(Data records)
— start —

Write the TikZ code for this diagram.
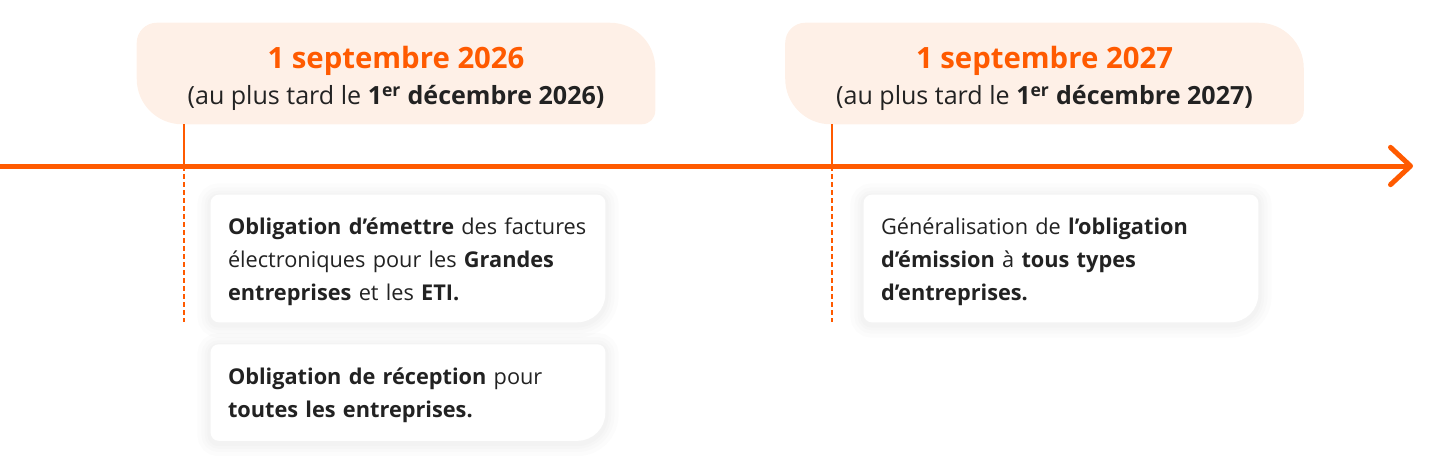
\documentclass[tikz,border=0pt]{standalone}
\usepackage{fontspec}
\setmainfont{Open Sans}
\usetikzlibrary{positioning,arrows.meta,calc,backgrounds}

\definecolor{brandorange}{HTML}{FF5A00}
\definecolor{peach}{HTML}{FEF0E7}
\definecolor{inkdark}{HTML}{222222}

% outline of a box with its own radius at each corner:
% node, top-left, top-right, bottom-right, bottom-left
\newcommand{\leafpath}[5]{%
  ($(#1.north west)+(0pt,-#2)$) arc[start angle=180,end angle=90,radius=#2]
  -- ($(#1.north east)+(-#3,0pt)$) arc[start angle=90,end angle=0,radius=#3]
  -- ($(#1.south east)+(0pt,#4)$) arc[start angle=0,end angle=-90,radius=#4]
  -- ($(#1.south west)+(#5,0pt)$) arc[start angle=270,end angle=180,radius=#5]
  -- cycle}

\begin{document}
\begin{tikzpicture}[
    x=0.75pt, y=0.75pt,
    font=\fontsize{16.3}{24.6}\selectfont,
    text=inkdark,
    datebox/.style={
        align=center,
        inner sep=0pt,
        minimum width=388.5pt,
        minimum height=75.75pt,
        font=\fontsize{18.8}{27}\selectfont
    },
    notebox/.style={
        align=left,
        inner xsep=12.75pt,
        inner ysep=0pt,
        text width=270pt,
        minimum height=95.25pt
    },
    datefill/.style={fill=peach},
    notefill/.style={fill=white},
    halo/.style={draw=black, opacity=0.012, line width=#1},
    timeline/.style={
        draw=brandorange,
        line width=3.75pt,
        -{Straight Barb[length=15pt,width=28pt,round]}
    },
    marktick/.style={draw=brandorange, line width=1.5pt},
    trail/.style={draw=brandorange, line width=1.3pt, dash pattern=on 3.4pt off 2.6pt}
]
\useasboundingbox (0,0) rectangle (1440,-475);

% Dates
\node[datebox] (date1) at (396,-73.5) {%
    {\fontsize{22}{27}\selectfont\bfseries\color{brandorange}\rule{0pt}{24pt}1 septembre 2026}\\
    (au plus tard le \textbf{1\textsuperscript{er} décembre 2026)}};
\node[datebox] (date2) at (1044.5,-73.5) {%
    {\fontsize{22}{27}\selectfont\bfseries\color{brandorange}\rule{0pt}{24pt}1 septembre 2027}\\
    (au plus tard le \textbf{1\textsuperscript{er} décembre 2027)}};

% Obligations
\node[notebox] (emit) at (408,-258.5) {%
    \rule{0pt}{17pt}\textbf{Obligation d’émettre} des factures\\
    électroniques pour les \textbf{Grandes}\\
    \textbf{entreprises} et les \textbf{ETI.}};
\node[notebox, minimum height=72pt, below=16.5pt of emit] (recv) {%
    \rule{0pt}{17pt}\textbf{Obligation de réception} pour\\
    \textbf{toutes les entreprises.}};
\node[notebox] (general) at (1061,-258.5) {%
    \rule{0pt}{17pt}Généralisation de \textbf{l’obligation}\\
    \textbf{d’émission} à \textbf{tous types}\\
    \textbf{d’entreprises.}};

% Timeline
\coordinate (start) at (0,-166);
\coordinate (stop) at (1413,-166);
\coordinate (mark1) at (184,-166);
\coordinate (mark2) at (832,-166);

\draw[marktick] (date1.south -| mark1) -- (mark1);
\draw[marktick] (date2.south -| mark2) -- (mark2);
\draw[trail] (mark1) -- (mark1 |- emit.south);
\draw[trail] (mark2) -- (mark2 |- general.south);
\draw[timeline] (start) -- (stop);

% Box backgrounds
\begin{scope}[on background layer]
    \begin{scope}[transform canvas={yshift=-1.5pt}]
        \foreach \n in {emit,recv,general}{
            \foreach \w in {20pt,14pt,9pt,5pt}
                \path[halo=\w] \leafpath{\n}{6pt}{6pt}{21pt}{6pt};
        }
    \end{scope}
    \foreach \n in {emit,recv,general}
        \path[notefill] \leafpath{\n}{6pt}{6pt}{21pt}{6pt};
    \foreach \n in {date1,date2}
        \path[datefill] \leafpath{\n}{15pt}{34pt}{10pt}{34pt};
\end{scope}

\end{tikzpicture}
\end{document}
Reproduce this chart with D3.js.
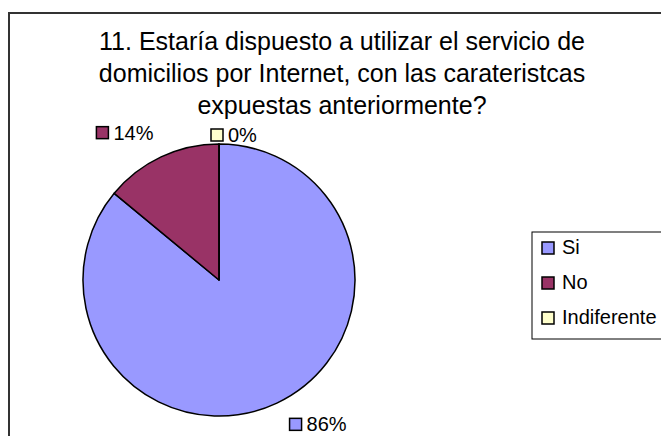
<!DOCTYPE html>
<html>
<head>
<meta charset="utf-8">
<script src="https://cdn.jsdelivr.net/npm/d3@7"></script>
<style>
  html, body { margin: 0; padding: 0; background: #fff; }
  svg { display: block; font-family: "Liberation Sans", Arial, sans-serif; }
</style>
</head>
<body>
<svg id="chart" width="661" height="436"></svg>
<script>
// Survey answers for question 11
const categories = ["Si", "No", "Indiferente"];
const percents = [86, 14, 0];
const colors = ["#9999FF", "#993366", "#FFFFCC"];
const titleLines = [
  "11. Estaría dispuesto a utilizar el servicio de",
  "domicilios por Internet, con las carateristcas",
  "expuestas anteriormente?"
];

const svg = d3.select("#chart");
const W = 661, H = 436;

// Chart frame
svg.append("rect")
  .attr("x", 9).attr("y", 13)
  .attr("width", W + 10).attr("height", H + 10)
  .attr("fill", "#fff")
  .attr("stroke", "#333").attr("stroke-width", 2);

// Title
svg.append("g").selectAll("text")
  .data(titleLines)
  .join("text")
  .attr("x", 342)
  .attr("y", (d, i) => 49.5 + i * 32)
  .attr("text-anchor", "middle")
  .attr("font-size", 25)
  .attr("fill", "#000")
  .text(d => d);

// Pie
const cx = 219, cy = 280, r = 136;
const pie = d3.pie().sort(null).value(d => d)(percents);
const arc = d3.arc().innerRadius(0).outerRadius(r);

const g = svg.append("g").attr("transform", `translate(${cx},${cy})`);
g.selectAll("path")
  .data(pie)
  .join("path")
  .attr("d", arc)
  .attr("fill", (d, i) => colors[i])
  .attr("stroke", "#000")
  .attr("stroke-width", 1.5)
  .attr("stroke-linejoin", "round");

// Data labels: small colour key plus percentage, placed outside the rim
const labelFont = 20, keySize = 12;
const labels = g.append("g");
pie.forEach((d, i) => {
  const a = (d.startAngle + d.endAngle) / 2;
  const s = Math.sin(a), c = -Math.cos(a);
  const text = percents[i] + "%";
  const lg = labels.append("g");
  const t = lg.append("text")
    .attr("font-size", labelFont)
    .attr("fill", "#000")
    .text(text);
  const tw = t.node().getComputedTextLength();
  const w = keySize + 5 + tw, h = 15;
  let left, top;
  if (Math.abs(s) < 0.05) {
    const ax = s * (r + 1), ay = c * (r + 1);
    left = ax - 8;
    top = c < 0 ? ay - h : ay;
  } else {
    const ax = s * (r + 18), ay = c * (r + 18);
    left = s > 0 ? ax + 5 : ax - w;
    top = c < 0 ? ay - h : ay - 2;
  }
  lg.insert("rect", "text")
    .attr("x", left).attr("y", top + 1)
    .attr("width", keySize).attr("height", keySize)
    .attr("fill", colors[i])
    .attr("stroke", "#000").attr("stroke-width", 1.5);
  t.attr("x", left + keySize + 5).attr("y", top + h - 1);
});

// Legend
const legend = svg.append("g");
legend.append("rect")
  .attr("x", 532).attr("y", 232)
  .attr("width", 200).attr("height", 107)
  .attr("fill", "#fff")
  .attr("stroke", "#000").attr("stroke-width", 1);
const items = legend.selectAll("g.item")
  .data(categories)
  .join("g")
  .attr("class", "item")
  .attr("transform", (d, i) => `translate(0, ${i * 35})`);
items.append("rect")
  .attr("x", 542).attr("y", 242)
  .attr("width", keySize).attr("height", keySize)
  .attr("fill", (d, i) => colors[i])
  .attr("stroke", "#000").attr("stroke-width", 1.5);
items.append("text")
  .attr("x", 562).attr("y", 254)
  .attr("font-size", 20)
  .attr("fill", "#000")
  .text(d => d);
</script>
</body>
</html>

— end —

*Exercise goal*
From the material above, gather all lines that include the string "with" and copy them.

*Correct result*
% outline of a box with its own radius at each corner:
Reproduce this chart with D3.js.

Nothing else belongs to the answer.